Na amálgama deslizante em que nos tornamos, passageiros indo do comboio para a rua em hora de ponta, sigo atrás de três raparigas. Duas escutam a terceira, referindo-se esta a uma ausente e detestada quarta: “Aquela porca manjericona!...”
Experimentem dizer em voz alta e verão que a coisa funciona. A fêmea de suíno não surpreende, trata-se de um insulto comum, mas o género feminino da planta aromática a que os italianos chamam “basilico” e dão melhor uso, embora não exista, soa facilmente a ofensa (em particular se “porca”), devido à incontornável sugestão do vulgarismo indicador da genitália feminina. Manjerona, outra erva aromática, também rimaria, mas o impacto seria francamente menor.

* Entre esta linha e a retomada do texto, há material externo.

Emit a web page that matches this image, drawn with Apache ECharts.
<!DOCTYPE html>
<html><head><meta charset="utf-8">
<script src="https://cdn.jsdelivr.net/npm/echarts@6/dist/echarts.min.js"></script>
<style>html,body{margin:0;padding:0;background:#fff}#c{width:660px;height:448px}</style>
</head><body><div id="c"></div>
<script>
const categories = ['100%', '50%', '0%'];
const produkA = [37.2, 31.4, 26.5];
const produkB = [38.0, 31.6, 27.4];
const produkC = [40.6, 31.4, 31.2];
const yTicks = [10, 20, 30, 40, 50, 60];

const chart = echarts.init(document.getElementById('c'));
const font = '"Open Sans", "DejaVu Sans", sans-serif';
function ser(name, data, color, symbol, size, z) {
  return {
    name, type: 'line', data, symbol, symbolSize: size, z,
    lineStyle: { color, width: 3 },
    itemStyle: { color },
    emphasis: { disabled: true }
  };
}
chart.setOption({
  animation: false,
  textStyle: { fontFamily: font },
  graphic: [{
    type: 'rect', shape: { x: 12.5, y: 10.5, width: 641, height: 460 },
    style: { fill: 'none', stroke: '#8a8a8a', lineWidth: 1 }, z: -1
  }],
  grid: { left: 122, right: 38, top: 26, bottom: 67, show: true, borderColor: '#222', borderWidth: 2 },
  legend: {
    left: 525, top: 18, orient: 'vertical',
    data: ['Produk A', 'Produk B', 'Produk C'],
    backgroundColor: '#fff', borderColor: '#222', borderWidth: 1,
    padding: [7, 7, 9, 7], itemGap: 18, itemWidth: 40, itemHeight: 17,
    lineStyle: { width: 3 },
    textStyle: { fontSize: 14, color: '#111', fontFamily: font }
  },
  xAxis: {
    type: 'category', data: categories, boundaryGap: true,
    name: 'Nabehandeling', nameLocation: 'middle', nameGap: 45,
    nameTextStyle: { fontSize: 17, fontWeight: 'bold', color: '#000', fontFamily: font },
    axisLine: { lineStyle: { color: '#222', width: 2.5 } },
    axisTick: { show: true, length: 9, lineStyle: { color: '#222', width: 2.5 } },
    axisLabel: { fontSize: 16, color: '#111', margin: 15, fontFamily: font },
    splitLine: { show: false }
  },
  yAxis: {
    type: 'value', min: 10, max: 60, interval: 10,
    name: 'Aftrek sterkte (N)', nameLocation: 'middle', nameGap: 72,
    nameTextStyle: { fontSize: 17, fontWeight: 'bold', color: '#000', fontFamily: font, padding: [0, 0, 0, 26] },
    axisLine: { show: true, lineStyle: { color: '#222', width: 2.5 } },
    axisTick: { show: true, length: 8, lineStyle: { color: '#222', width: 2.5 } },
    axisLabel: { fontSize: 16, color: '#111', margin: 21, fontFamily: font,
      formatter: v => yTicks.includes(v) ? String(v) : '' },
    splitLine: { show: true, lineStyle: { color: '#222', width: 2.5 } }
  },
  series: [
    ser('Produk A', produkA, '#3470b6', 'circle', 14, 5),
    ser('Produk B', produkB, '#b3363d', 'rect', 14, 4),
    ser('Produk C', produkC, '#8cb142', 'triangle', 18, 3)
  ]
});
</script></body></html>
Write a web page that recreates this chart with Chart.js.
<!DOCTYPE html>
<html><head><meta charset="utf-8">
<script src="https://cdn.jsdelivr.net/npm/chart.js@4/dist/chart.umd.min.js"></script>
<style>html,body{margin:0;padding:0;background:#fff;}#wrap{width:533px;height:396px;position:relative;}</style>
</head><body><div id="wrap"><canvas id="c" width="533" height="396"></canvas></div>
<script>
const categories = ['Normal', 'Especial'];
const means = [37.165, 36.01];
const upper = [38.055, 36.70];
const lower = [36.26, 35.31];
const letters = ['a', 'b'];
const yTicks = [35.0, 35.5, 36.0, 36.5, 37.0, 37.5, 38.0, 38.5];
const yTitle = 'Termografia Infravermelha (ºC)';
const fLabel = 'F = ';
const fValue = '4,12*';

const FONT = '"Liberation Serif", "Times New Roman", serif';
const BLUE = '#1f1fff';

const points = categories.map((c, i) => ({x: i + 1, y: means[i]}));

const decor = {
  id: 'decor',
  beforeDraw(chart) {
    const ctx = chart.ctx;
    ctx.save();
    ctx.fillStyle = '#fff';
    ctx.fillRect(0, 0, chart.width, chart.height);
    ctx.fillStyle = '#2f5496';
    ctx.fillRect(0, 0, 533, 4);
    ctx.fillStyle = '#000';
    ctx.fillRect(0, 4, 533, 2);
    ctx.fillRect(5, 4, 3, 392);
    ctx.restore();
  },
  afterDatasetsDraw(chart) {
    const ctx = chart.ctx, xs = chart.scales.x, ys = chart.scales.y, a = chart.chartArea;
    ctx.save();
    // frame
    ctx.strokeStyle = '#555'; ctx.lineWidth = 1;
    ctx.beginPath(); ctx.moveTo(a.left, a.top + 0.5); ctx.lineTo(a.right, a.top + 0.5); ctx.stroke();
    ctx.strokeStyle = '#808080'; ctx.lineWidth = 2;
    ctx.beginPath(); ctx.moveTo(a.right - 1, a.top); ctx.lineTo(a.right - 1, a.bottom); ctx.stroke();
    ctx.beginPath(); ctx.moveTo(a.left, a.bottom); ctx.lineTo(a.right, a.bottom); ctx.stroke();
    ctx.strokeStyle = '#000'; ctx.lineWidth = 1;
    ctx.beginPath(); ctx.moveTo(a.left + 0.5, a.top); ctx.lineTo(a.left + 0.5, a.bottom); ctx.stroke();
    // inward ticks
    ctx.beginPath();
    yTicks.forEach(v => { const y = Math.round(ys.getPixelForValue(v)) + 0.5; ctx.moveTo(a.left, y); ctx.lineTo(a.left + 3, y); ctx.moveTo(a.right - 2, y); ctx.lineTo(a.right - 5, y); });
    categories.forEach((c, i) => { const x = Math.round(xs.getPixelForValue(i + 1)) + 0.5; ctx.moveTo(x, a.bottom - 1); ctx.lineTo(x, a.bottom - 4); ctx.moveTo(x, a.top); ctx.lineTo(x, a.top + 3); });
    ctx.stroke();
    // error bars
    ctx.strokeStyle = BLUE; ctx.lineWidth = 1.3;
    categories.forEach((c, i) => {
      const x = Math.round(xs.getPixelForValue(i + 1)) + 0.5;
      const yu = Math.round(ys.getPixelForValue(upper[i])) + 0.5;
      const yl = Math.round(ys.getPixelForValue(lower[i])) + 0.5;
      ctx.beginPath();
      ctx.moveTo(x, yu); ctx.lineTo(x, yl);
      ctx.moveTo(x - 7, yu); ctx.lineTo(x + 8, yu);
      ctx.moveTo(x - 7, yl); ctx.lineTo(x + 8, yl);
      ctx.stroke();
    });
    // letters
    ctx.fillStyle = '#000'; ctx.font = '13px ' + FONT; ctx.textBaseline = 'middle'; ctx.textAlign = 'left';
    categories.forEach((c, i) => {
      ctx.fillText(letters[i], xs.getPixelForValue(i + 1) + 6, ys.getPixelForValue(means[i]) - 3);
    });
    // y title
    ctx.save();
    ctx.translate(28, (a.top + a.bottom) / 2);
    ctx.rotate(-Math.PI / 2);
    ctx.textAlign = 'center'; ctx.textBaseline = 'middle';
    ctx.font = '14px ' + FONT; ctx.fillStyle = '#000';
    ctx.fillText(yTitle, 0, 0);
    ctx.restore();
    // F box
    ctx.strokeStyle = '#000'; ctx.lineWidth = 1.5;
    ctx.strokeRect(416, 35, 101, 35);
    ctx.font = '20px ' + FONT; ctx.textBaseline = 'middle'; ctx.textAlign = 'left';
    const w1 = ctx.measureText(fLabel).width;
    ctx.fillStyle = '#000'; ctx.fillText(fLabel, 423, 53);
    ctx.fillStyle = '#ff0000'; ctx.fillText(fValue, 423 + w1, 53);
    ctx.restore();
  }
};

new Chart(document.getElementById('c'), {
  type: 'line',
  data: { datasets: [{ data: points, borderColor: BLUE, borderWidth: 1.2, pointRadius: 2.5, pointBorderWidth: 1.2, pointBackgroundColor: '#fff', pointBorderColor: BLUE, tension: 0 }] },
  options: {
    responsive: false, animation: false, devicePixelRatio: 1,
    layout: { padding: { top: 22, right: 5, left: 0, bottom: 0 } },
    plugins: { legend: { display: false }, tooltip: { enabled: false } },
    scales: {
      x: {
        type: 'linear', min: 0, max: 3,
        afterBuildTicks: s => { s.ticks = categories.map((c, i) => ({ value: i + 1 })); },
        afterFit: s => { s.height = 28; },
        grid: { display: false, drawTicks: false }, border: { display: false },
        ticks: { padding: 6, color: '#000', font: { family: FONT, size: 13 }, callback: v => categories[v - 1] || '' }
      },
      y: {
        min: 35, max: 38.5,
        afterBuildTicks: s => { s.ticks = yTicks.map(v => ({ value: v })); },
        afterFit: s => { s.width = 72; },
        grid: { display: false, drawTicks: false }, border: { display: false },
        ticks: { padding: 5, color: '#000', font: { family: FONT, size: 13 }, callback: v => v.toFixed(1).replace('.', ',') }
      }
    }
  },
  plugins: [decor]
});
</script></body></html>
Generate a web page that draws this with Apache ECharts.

Numa ulterior reflexão sobre esta candente problemática, recordei a figura icónica do capitão Haddock, companheiro em tantas aventuras de Tintin. Marinheiro de língua solta, o capitão insultava com vigor, quando era caso disso, mas sobretudo com inigualável originalidade, usando palavras de significado nada insultuoso, mas em medonho e retumbante registo vocal (sugerido graficamente aos leitores). Alguns exemplos: “Anacoluto!” (nome de uma figura de estilo); “ectoplasma!” (termo usado tanto na biologia como na parapsicologia); ou, mostremos agora uma expressão em francês, “moule a gaufres!” (o utensílio/forma usado para fazer “waffles”). Há centenas de insultos do género, inventados por Hergé, e dicionários dedicados ao tema.
“Insultai-vos uns aos outros” não é uma norma de conduta que aqui queiramos promover, mas chamar “ostrogodo” ou “flebótomo” a alguém que não apreciamos, usando o tom adequado, pode ser libertador ou, pelo menos, divertido. É sempre possível encontrar, até nos momentos mais negros, aquele pormenor risível que facilita a nossa sobrevivência.
Hoje é empossado o “novo” presidente dos Estados Unidos, pelo que a crónica tem como destinatários os nossos leitores do Canadá, da Gronelândia ou do Panamá. Ao meio-dia (Eastern Standard Time, mais cinco horas em Portugal Continental), virem-se na direção de Washington D. C. e gritem: “Cataplasma!”, “scolopendra!” ou “logaritmo!”. Sentirão o alívio. E o remate pode ser em francês: “Mille millions de mille milliards de mille sabords de tonnerre de Brest!”.